Detroit, Michigan
The abandoned and decaying manufacturing plant of Packard Motor Car is seen in Detroit, Michigan April 2, 2011. The city is a part of America's Midwestern "Rust Belt", the heartland of the country and home to big unionized manufacturers like the auto and steel industries. The plant, built in 1907 and designed by Albert Kahn, is located near downtown. REUTERS/ERIC THAYER

Moody's Investors Service has downgraded more than $2.5 billion of Detroit's debt as the city struggles through a prolonged fiscal crisis and Michigan considers installing a financial advisory panel or an emergency manager to keep the state's biggest municipality from bankruptcy.

The downgrades are based on the city's weakened financial position, as evidenced by its narrow cash position, reliance on debt financing to stabilize operations and ongoing labor concession negotiations, Moody's said in its report Tuesday.

Detroit, one of a growing number of U.S. cities and counties facing bankruptcy, is negotiating a consent agreement with the state to prevent the appointment of a financial oversight panel or emergency manager, a common prelude to bankruptcy.

Most bankruptcy filings or defaults in 2011 came from small cities struggling to sustain general government services. They include the burdens of non-debt obligations, including pensions, entitlements, and salaries that have grown out of proportion to the resources available to pay for them, said Anne Van Praagh, chief credit officer for public finance at Moody's.

If Detroit goes into bankruptcy, it will join many U.S. municipalities. Already this year 21 cities have defaulted on a total of $978 million in debt, Reuters reported. Bankrupt entities include Stockton and Hercules, Calif.; Harrisburg, Pa.; and Alabama's Jefferson County, which defaulted in November 2011 on $3.14 billion in bonds.

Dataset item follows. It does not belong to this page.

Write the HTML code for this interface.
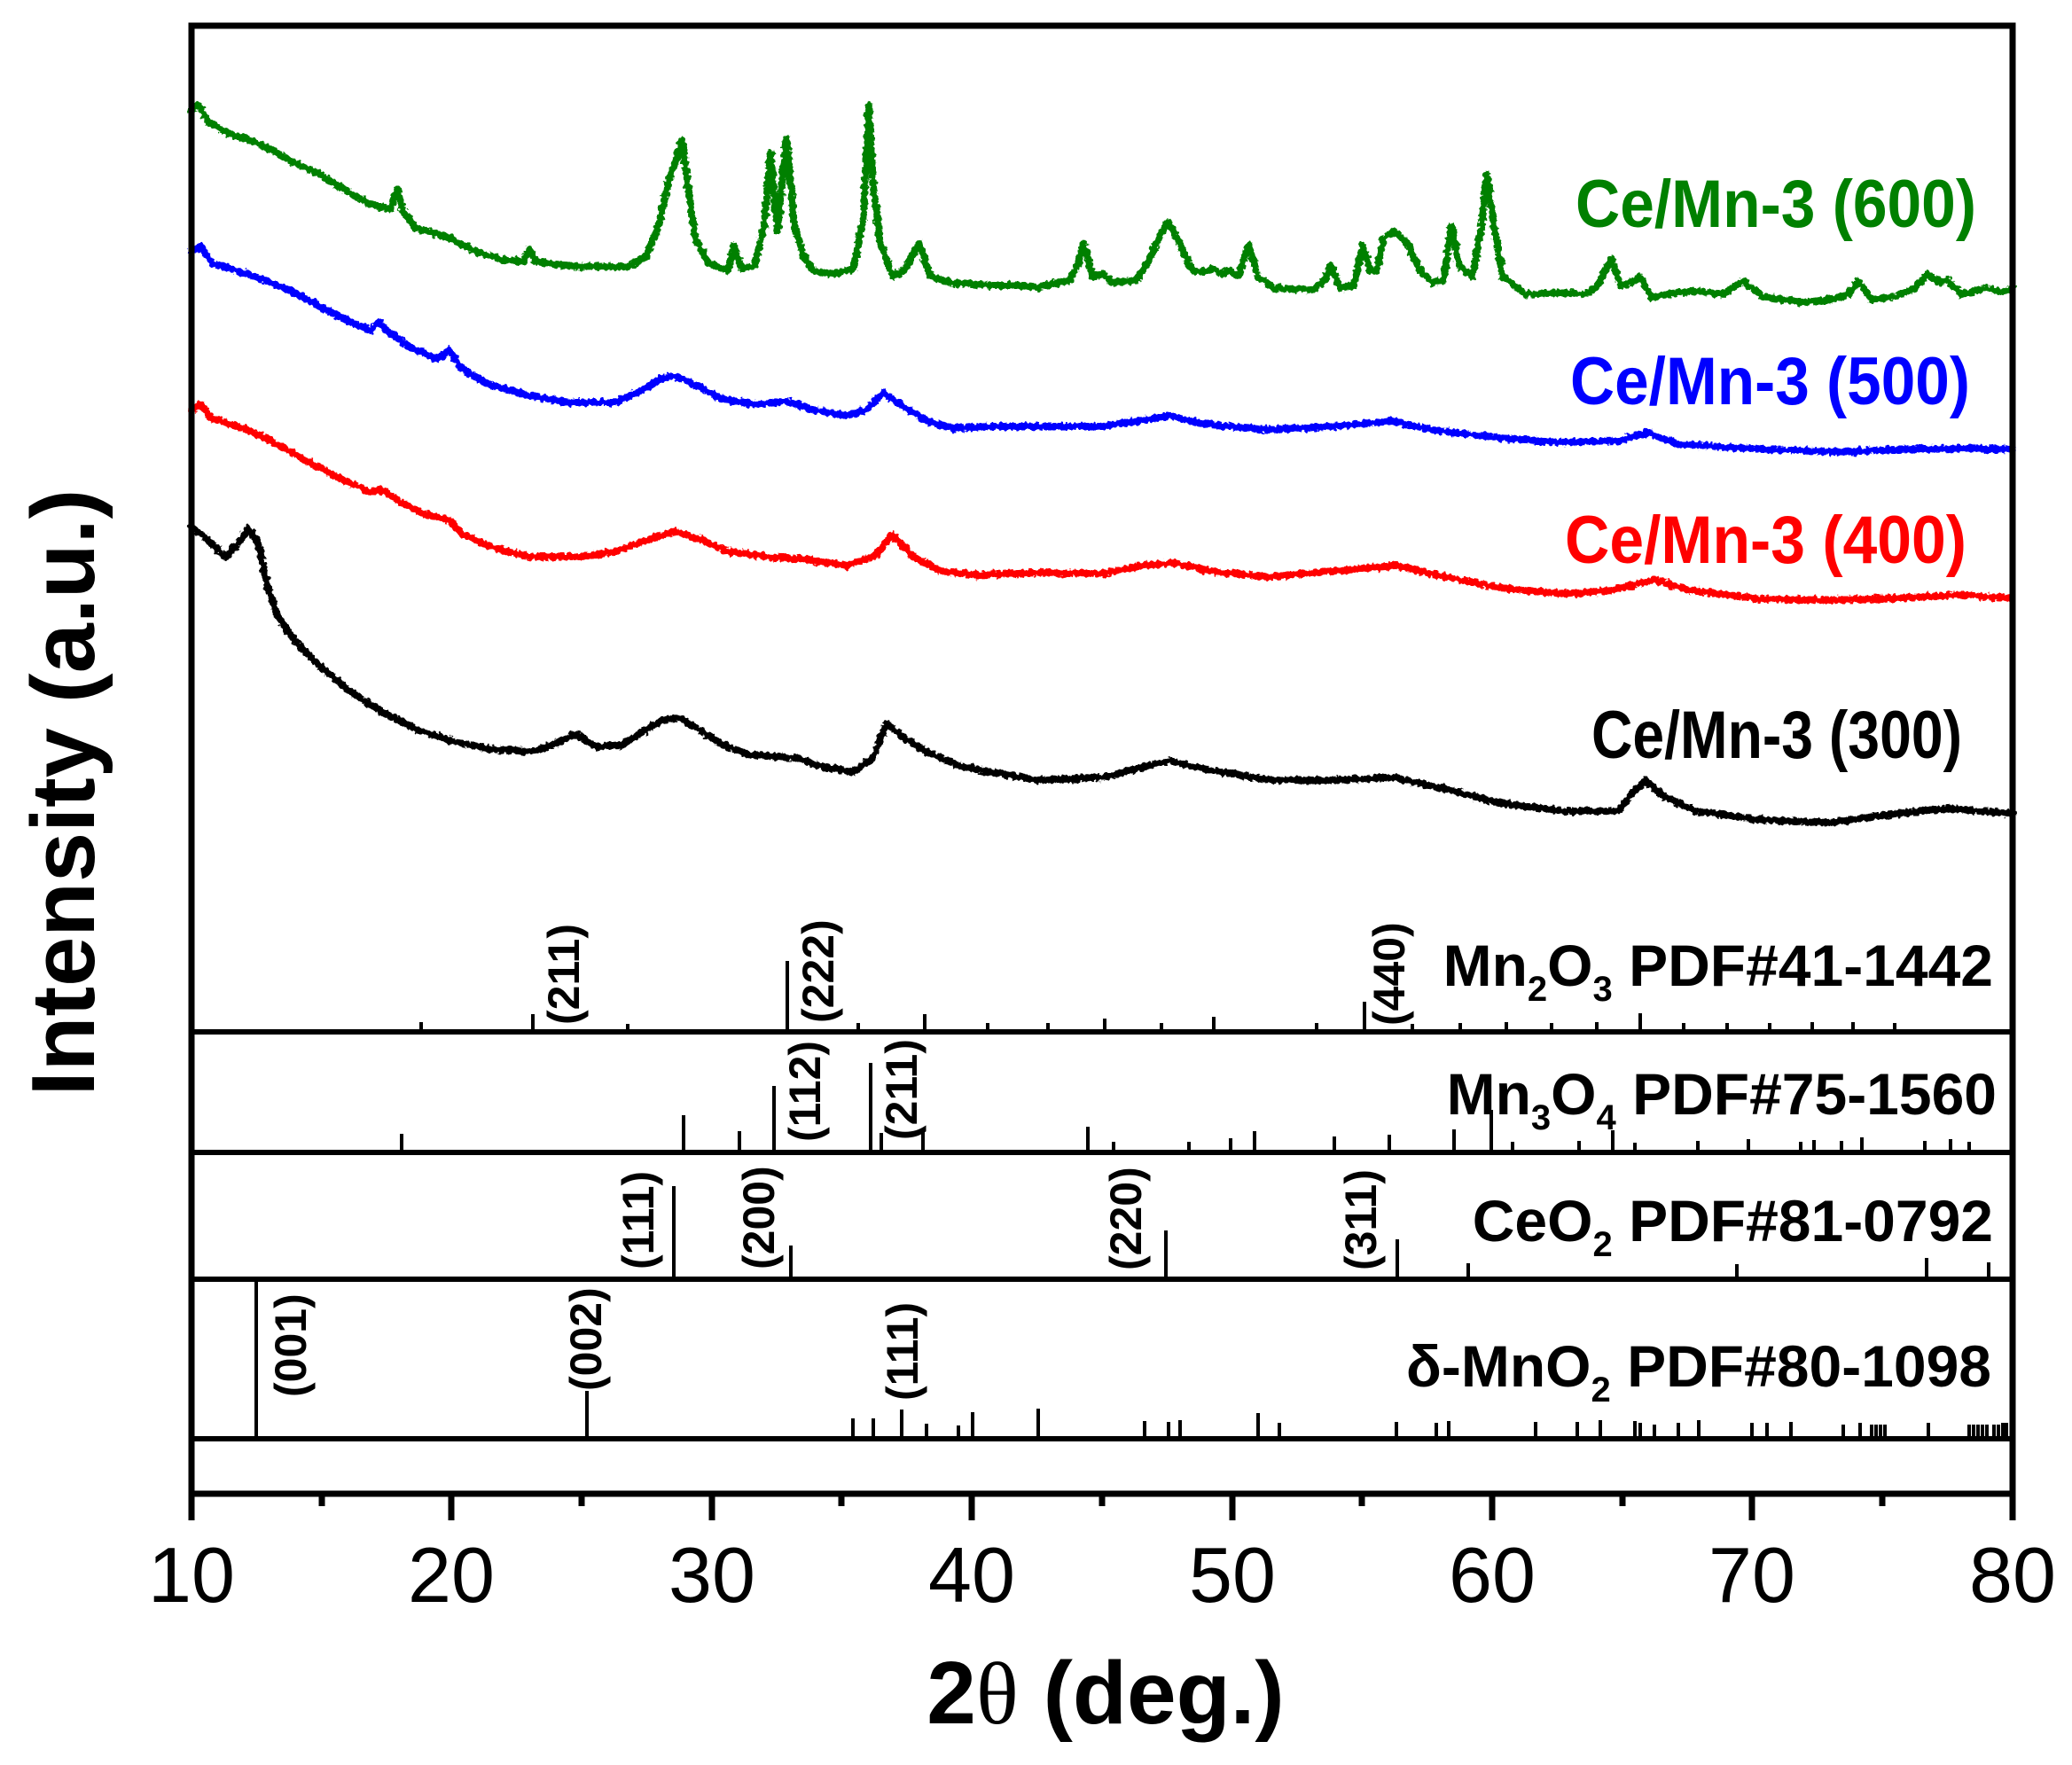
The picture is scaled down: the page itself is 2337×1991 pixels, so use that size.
<!DOCTYPE html>
<html>
<head>
<meta charset="utf-8">
<style>
html,body{margin:0;padding:0;background:#fff;}
svg{display:block;}
text{font-family:"Liberation Sans",Arial,sans-serif;}
</style>
</head>
<body>
<svg width="2337" height="1991" viewBox="0 0 2337 1991" xmlns="http://www.w3.org/2000/svg">
<defs>
<filter id="nz" filterUnits="userSpaceOnUse" x="0" y="0" width="2337" height="1991">
<feTurbulence type="fractalNoise" baseFrequency="0.22" numOctaves="2" seed="7" result="t"/>
<feDisplacementMap in="SourceGraphic" in2="t" scale="7" xChannelSelector="R" yChannelSelector="G"/>
</filter>
</defs>
<rect x="0" y="0" width="2337" height="1991" fill="#fff"/>

<!-- curves -->
<g fill="none" stroke-width="8" stroke-linejoin="round" stroke-linecap="round" filter="url(#nz)">
<polyline stroke="#008000" points="216,124 224,118 235,137 257,150 284,159 306,169 328,182 358,195 388,214 418,230 440,236 448,214 455,239 470,258 507,268 537,284 567,293 590,295 597,281 604,295 642,300 709,301 728,290 743,255 754,204 761,185 769,159 776,210 784,268 799,297 821,305 828,277 836,303 851,300 862,255 869,172 877,261 887,156 896,255 907,290 918,306 940,309 963,303 974,242 980,118 985,210 993,274 1007,312 1019,306 1030,287 1037,275 1049,312 1075,319 1119,322 1149,322 1170,324 1207,316 1215,300 1222,274 1233,312 1244,309 1256,319 1282,316 1296,293 1308,268 1317,250 1330,274 1345,306 1360,306 1367,303 1378,309 1386,305 1397,312 1408,276 1419,312 1438,325 1482,327 1494,316 1501,300 1512,325 1527,322 1537,277 1546,306 1553,306 1561,268 1572,261 1587,274 1602,306 1616,319 1628,316 1637,255 1646,300 1661,312 1671,255 1677,196 1685,255 1695,312 1721,332 1765,330 1788,332 1802,322 1817,292 1828,322 1840,319 1849,312 1862,335 1907,328 1944,332 1966,317 1989,335 2033,341 2063,338 2085,332 2096,317 2111,338 2137,335 2160,325 2174,309 2189,319 2197,316 2212,332 2241,325 2256,330 2270,325"/>
<polyline stroke="#0000FF" points="216,284 226,277 239,297 269,306 299,316 328,328 358,344 388,360 418,373 427,364 440,376 463,392 493,405 507,395 519,415 552,434 597,446 642,454 694,454 724,440 746,427 761,424 784,434 813,450 851,456 888,453 918,462 955,469 978,462 996,443 1015,456 1045,475 1075,483 1119,481 1170,481 1244,481 1282,475 1319,469 1356,478 1430,485 1505,481 1572,475 1616,485 1691,494 1765,499 1825,497 1858,488 1892,501 1988,507 2078,510 2137,507 2212,506 2270,507"/>
<polyline stroke="#FF0000" points="216,462 226,456 239,472 269,481 299,494 328,510 358,526 388,542 418,555 429,552 448,564 478,580 507,587 522,603 560,619 597,628 657,628 694,622 731,609 761,599 791,609 821,622 866,628 910,631 955,638 985,628 1007,603 1030,628 1060,644 1104,649 1170,646 1244,647 1289,638 1326,635 1363,644 1430,651 1505,644 1575,638 1631,651 1691,663 1765,670 1817,666 1866,654 1907,666 1988,676 2063,677 2137,675 2212,671 2270,675"/>
<polyline stroke="#000000" points="216,594 231,606 254,628 269,612 280,596 291,612 302,663 313,695 336,727 366,756 396,781 433,804 470,823 507,835 552,845 597,848 619,842 649,828 672,842 701,841 724,826 746,813 765,809 784,820 813,839 843,851 896,855 925,864 963,871 985,855 1000,816 1015,829 1045,848 1082,864 1119,871 1170,880 1244,877 1282,867 1319,858 1356,867 1430,880 1505,880 1572,877 1631,890 1691,906 1765,915 1825,915 1840,896 1856,880 1877,899 1914,915 1988,925 2063,928 2137,918 2197,912 2270,918"/>
</g>

<!-- legend labels -->
<g font-weight="bold" font-size="76">
<text x="1777" y="256" fill="#008000" textLength="452" lengthAdjust="spacingAndGlyphs">Ce/Mn-3 (600)</text>
<text x="1771" y="456" fill="#0000FF" textLength="451" lengthAdjust="spacingAndGlyphs">Ce/Mn-3 (500)</text>
<text x="1765" y="635" fill="#FF0000" textLength="453" lengthAdjust="spacingAndGlyphs">Ce/Mn-3 (400)</text>
<text x="1795" y="855" fill="#000000" textLength="418" lengthAdjust="spacingAndGlyphs">Ce/Mn-3 (300)</text>
</g>

<!-- reference sticks -->
<g stroke="#000" stroke-width="4">
<path d="M475,1164v-11 M601,1164v-20 M708,1164v-9 M888,1164v-80 M968,1164v-10 M1043,1164v-20 M1114,1164v-10 M1182,1164v-10 M1246,1164v-15 M1310,1164v-10 M1369,1164v-17 M1485,1164v-10 M1539,1164v-34 M1593,1164v-9 M1647,1164v-10 M1699,1164v-11 M1750,1164v-10 M1801,1164v-11 M1850,1164v-21 M1899,1164v-10 M1948,1164v-10 M1996,1164v-10 M2044,1164v-11 M2090,1164v-11 M2137,1164v-10"/>
<path d="M453,1300v-21 M771,1300v-42 M834,1300v-24 M873,1300v-75 M982,1300v-101 M994,1300v-22 M1041,1300v-26 M1227,1300v-29 M1256,1300v-12 M1341,1300v-12 M1388,1300v-16 M1415,1300v-24 M1505,1300v-18 M1567,1300v-20 M1640,1300v-26 M1682,1300v-48 M1706,1300v-12 M1781,1300v-13 M1819,1300v-25 M1844,1300v-11 M1915,1300v-13 M1972,1300v-15 M2031,1300v-12 M2046,1300v-14 M2077,1300v-13 M2100,1300v-17 M2171,1300v-13 M2200,1300v-15 M2221,1300v-12"/>
<path d="M760,1443v-105 M892,1443v-38 M1315,1443v-55 M1576,1443v-45 M1656,1443v-18 M1959,1443v-17 M2173,1443v-24 M2243,1443v-19"/>
<path d="M289,1623v-180 M662,1623v-54 M962,1623v-23 M985,1623v-23 M1017,1623v-33 M1045,1623v-17 M1081,1623v-15 M1097,1623v-30 M1171,1623v-34 M1291,1623v-20 M1318,1623v-19 M1331,1623v-21 M1419,1623v-29 M1443,1623v-18 M1575,1623v-19 M1620,1623v-18 M1634,1623v-20 M1732,1623v-19 M1779,1623v-19 M1805,1623v-21 M1844,1623v-20 M1850,1623v-18 M1866,1623v-16 M1893,1623v-18 M1916,1623v-21 M1976,1623v-18 M1993,1623v-18 M2020,1623v-19 M2079,1623v-16 M2098,1623v-18 M2111,1623v-16 M2116,1623v-16 M2121,1623v-16 M2126,1623v-16 M2175,1623v-18 M2221,1623v-16 M2226,1623v-16 M2231,1623v-16 M2236,1623v-16 M2241,1623v-16 M2249,1623v-16 M2254,1623v-16 M2259,1623v-18 M2263,1623v-18"/>
</g>

<!-- hkl labels -->
<g font-weight="bold" font-size="50" fill="#000">
<text transform="translate(653,1156) rotate(-90)">(211)</text>
<text transform="translate(940,1154) rotate(-90)">(222)</text>
<text transform="translate(1584,1157) rotate(-90)">(440)</text>
<text transform="translate(925,1288) rotate(-90)">(112)</text>
<text transform="translate(1034,1286) rotate(-90)">(211)</text>
<text transform="translate(737,1432) rotate(-90)">(111)</text>
<text transform="translate(873,1432) rotate(-90)">(200)</text>
<text transform="translate(1287,1433) rotate(-90)">(220)</text>
<text transform="translate(1552,1433) rotate(-90)">(311)</text>
<text transform="translate(345,1576) rotate(-90)">(001)</text>
<text transform="translate(678,1569) rotate(-90)">(002)</text>
<text transform="translate(1035,1580) rotate(-90)">(111)</text>
</g>

<!-- panel labels -->
<g font-weight="bold" font-size="66" fill="#000" text-anchor="end">
<text x="2248" y="1112">Mn<tspan font-size="40" dy="17">2</tspan><tspan dy="-17">O</tspan><tspan font-size="40" dy="17">3</tspan><tspan dy="-17"> PDF#41-1442</tspan></text>
<text x="2252" y="1257">Mn<tspan font-size="40" dy="17">3</tspan><tspan dy="-17">O</tspan><tspan font-size="40" dy="17">4</tspan><tspan dy="-17"> PDF#75-1560</tspan></text>
<text x="2248" y="1400">CeO<tspan font-size="40" dy="17">2</tspan><tspan dy="-17"> PDF#81-0792</tspan></text>
<text x="2246" y="1564">δ-MnO<tspan font-size="40" dy="17">2</tspan><tspan dy="-17"> PDF#80-1098</tspan></text>
</g>

<!-- frame and separators -->
<g stroke="#000" fill="none">
<rect x="216" y="29" width="2054" height="1656" stroke-width="7"/>
<path d="M216,1164H2270 M216,1300H2270 M216,1443H2270 M216,1623H2270" stroke-width="6"/>
<path d="M216,1685v30 M509,1685v30 M803,1685v30 M1096,1685v30 M1390,1685v30 M1683,1685v30 M1976,1685v30 M2270,1685v30" stroke-width="7"/>
<path d="M363,1685v14 M656,1685v14 M949,1685v14 M1243,1685v14 M1536,1685v14 M1830,1685v14 M2123,1685v14" stroke-width="7"/>
</g>

<!-- tick labels -->
<g font-size="88" fill="#000" text-anchor="middle">
<text x="216" y="1807">10</text>
<text x="509" y="1807">20</text>
<text x="803" y="1807">30</text>
<text x="1096" y="1807">40</text>
<text x="1390" y="1807">50</text>
<text x="1683" y="1807">60</text>
<text x="1976" y="1807">70</text>
<text x="2270" y="1807">80</text>
</g>

<!-- axis titles -->
<text x="1247" y="1944" font-size="100" font-weight="bold" text-anchor="middle" fill="#000">2<tspan font-family="Liberation Serif, serif" font-weight="normal">θ</tspan> (deg.)</text>
<text transform="translate(106,894) rotate(-90)" font-size="101" font-weight="bold" text-anchor="middle" fill="#000">Intensity (a.u.)</text>
</svg>
</body>
</html>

Detroit is drowning under poor cash flow, declining population and high labor costs, especially pensions for labor union members.

MIchigan Gov. Rick Snyder proposed a consent agreement instituting the oversight panel earlier in March, but the city council has since tried to present an alternative proposal to keep finances under its control, the Detroit Free Press reported.

On March 12, Detroit was projected to have only $42.2 million in the bank, and monthly operating costs are $60 million, according to the Free Press. The city is expected to run out of money by mid-May.

Although city officials oppose state intervention, many Detroiters do not.

Detroit must be rescued and any state aid only will come with a commitment to profoundly restructure city finances and the establishment of a fiscal committee that will ensure future money is spent more prudently. These are bitter pills, but they must be swallowed if Detroit is to survive, read an editorial in Tuesday's edition of the Times Herald of Port Huron, Mich.

While we expect the vast majority of municipal issuers to continue to pay their debts, we also expect a very small but growing number of general government issuers to default on their bonded debts, Van Praagh of Moody's said in a March 7 news release.

Detroit's debt may be downgraded unless the city somehow manages to increase operating surpluses, create sustained economic improvement or secure a source of income that's not dependent on loans -- all of which seems unlikely. A downgrade of Detroit's debt will trigger counter-party swaps and require termination payments over the course of the next seven years, an additional complication for the city's already troubled finances.

The string of municipal defaults have particularly strained insurance companies who have backed municipal bonds.